Most hiring processes for data roles are optimizing for the wrong things. Certifications, technology lists, years of experience — these are proxies. Imperfect ones. After years of building and leading data teams in regulated financial environments, here's what I've learned actually separates the people who move organizations forward from those who just occupy a seat.
The Question That Filters 80% of Candidates
I ask every candidate, early in the conversation: Tell me about a time the data was wrong and you were the last line of defense.
Not "tell me about a bug you fixed." Not "describe a challenging project." Specifically: wrong data, real consequences, and you standing between it and something bad happening downstream.
The good candidates have a story. Usually more than one. They describe what they detected, how they investigated, what they escalated versus what they resolved themselves, and critically — what they changed after so it couldn't happen again.
The weak candidates describe technical work. The strong ones describe judgment.
What I've Stopped Caring About
Certification lists. I have Oracle certifications myself. They matter for establishing baseline competence — they don't tell me whether someone can think under pressure, communicate with non-technical stakeholders, or take ownership when things break at 11pm on a Friday before a regulatory submission.
Trendy technology stacks. The teams I've watched struggle most are the ones that chased technology adoption without establishing the operational discipline to run it reliably. Give me someone who runs a well-governed Oracle environment over someone who's deployed three different "modern" tools that nobody fully understands.

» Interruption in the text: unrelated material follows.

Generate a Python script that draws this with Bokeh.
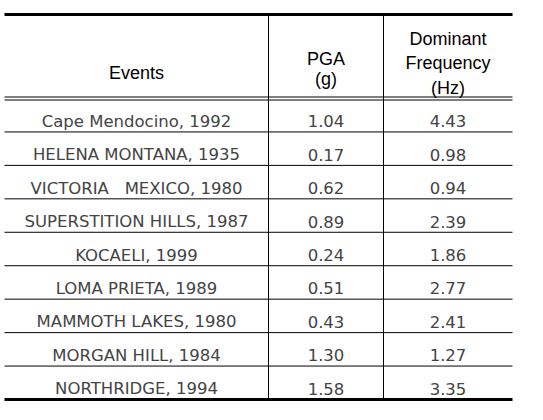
from bokeh.plotting import figure
from bokeh.models import Range1d, ColumnDataSource
from bokeh.core.properties import value
from bokeh.embed import file_html
from bokeh.resources import INLINE

events = ["Cape Mendocino, 1992", "HELENA MONTANA, 1935", "VICTORIA \u00a0 MEXICO, 1980",
          "SUPERSTITION HILLS, 1987", "KOCAELI, 1999", "LOMA PRIETA, 1989",
          "MAMMOTH LAKES, 1980", "MORGAN HILL, 1984", "NORTHRIDGE, 1994"]
pga = [1.04, 0.17, 0.62, 0.89, 0.24, 0.51, 0.43, 1.30, 1.58]
freq = [4.43, 0.98, 0.94, 2.39, 1.86, 2.77, 2.41, 1.27, 3.35]
header_lines = ["Events", "PGA", "(g)", "Dominant", "Frequency", "(Hz)"]
header_col = [0, 1, 1, 2, 2, 2]

# layout (page pixel coordinates)
X_LEFT, X_C1, X_C2, X_RIGHT = 4, 268, 383, 512
Y_TOP, Y_HEAD, Y_BOT = 14, 98, 399
ROW_H = (Y_BOT - Y_HEAD) / len(events)
HEAD_BASE = [72, 58, 78, 38, 62, 87]

p = figure(width=527, height=404, output_backend="svg", toolbar_location=None,
           x_range=Range1d(0, 527), y_range=Range1d(404, 0), min_border=0)
p.axis.visible = False
p.grid.visible = False
p.outline_line_color = None
p.background_fill_color = "white"
p.border_fill_color = "white"

# horizontal rules
p.segment(x0=[X_LEFT], x1=[X_RIGHT], y0=[Y_TOP], y1=[Y_TOP], line_color="black", line_width=3)
p.segment(x0=[X_LEFT], x1=[X_RIGHT], y0=[Y_BOT], y1=[Y_BOT], line_color="black", line_width=3)
p.segment(x0=[X_LEFT, X_LEFT], x1=[X_RIGHT, X_RIGHT], y0=[Y_HEAD - 1.5, Y_HEAD + 1.5],
          y1=[Y_HEAD - 1.5, Y_HEAD + 1.5], line_color="black", line_width=1)
row_lines = [Y_HEAD + ROW_H * (i + 1) for i in range(len(events) - 1)]
p.segment(x0=[X_LEFT] * len(row_lines), x1=[X_RIGHT] * len(row_lines),
          y0=row_lines, y1=row_lines, line_color="black", line_width=1)
# vertical rules
p.segment(x0=[X_C1, X_C2], x1=[X_C1, X_C2], y0=[Y_TOP, Y_TOP], y1=[Y_BOT, Y_BOT],
          line_color="black", line_width=1)

cx = [(X_LEFT + X_C1) / 2, (X_C1 + X_C2) / 2, (X_C2 + X_RIGHT) / 2]

# headers
head_src = ColumnDataSource(dict(x=[cx[c] for c in header_col], y=HEAD_BASE, t=header_lines))
p.text(x="x", y="y", text="t", source=head_src, text_align="center", text_baseline="alphabetic",
       text_font=value("Liberation Sans"), text_font_size="18px", text_color="#000000")

# body
ys = [Y_HEAD + ROW_H * (i + 0.5) + 6 for i in range(len(events))]
body = ColumnDataSource(dict(
    ev=events, pg=[f"{v:.2f}" for v in pga], fr=[f"{v:.2f}" for v in freq], y=ys,
    x0=[cx[0]] * len(events), x1=[cx[1]] * len(events), x2=[cx[2]] * len(events)))
for xcol, tcol in [("x0", "ev"), ("x1", "pg"), ("x2", "fr")]:
    p.text(x=xcol, y="y", text=tcol, source=body, text_align="center", text_baseline="alphabetic",
           text_font=value("DejaVu Sans"), text_font_size="16.5px", text_color="#444444")

open("out.html", "w").write(file_html(p, INLINE))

Impressive-sounding titles from large organizations. Big companies produce specialists who've never had to think end-to-end about a problem. I want people who've had to own something entirely — architecture, implementation, operations, and accountability for outcomes.
What I Do Care About
Communication across levels. Data professionals who can only talk to other data professionals are a liability in any mature organization. I want to see evidence that someone has explained a data quality issue to a finance director, pushed back on an unrealistic deadline from a regulatory team, or built enough trust with a business stakeholder to get resources for infrastructure nobody can see.
Operational instinct. Do they think about failure modes before they build? Do they ask about monitoring before asking about features? Do they distinguish between what's technically possible and what's operationally maintainable by a team over time?
A track record of finishing things. Startups and large enterprises both produce people who prototype beautifully and deliver inconsistently. I look for evidence of things actually shipped, adopted, and running in production — not just designed.
The Hardest Thing to Screen For
Integrity about data. The willingness to say "this number is wrong" when a manager wants it to be right. The discipline to report a data issue instead of finding a workaround that technically produces the expected output.
In regulated financial services, this isn't a soft skill. It's the difference between a company that passes its audits and one that doesn't.
I ask about it directly in interviews. I check references specifically on this point. And I watch for it in the first three months on the job — because that's when the culture either reinforces it or erodes it.
Hiring well in data is hard because the skills that matter most are the hardest to see on paper. The best hires I've made came from people who were honest about what they didn't know, specific about what they'd actually built, and clear about what they cared about. That profile doesn't always come with the most impressive CV.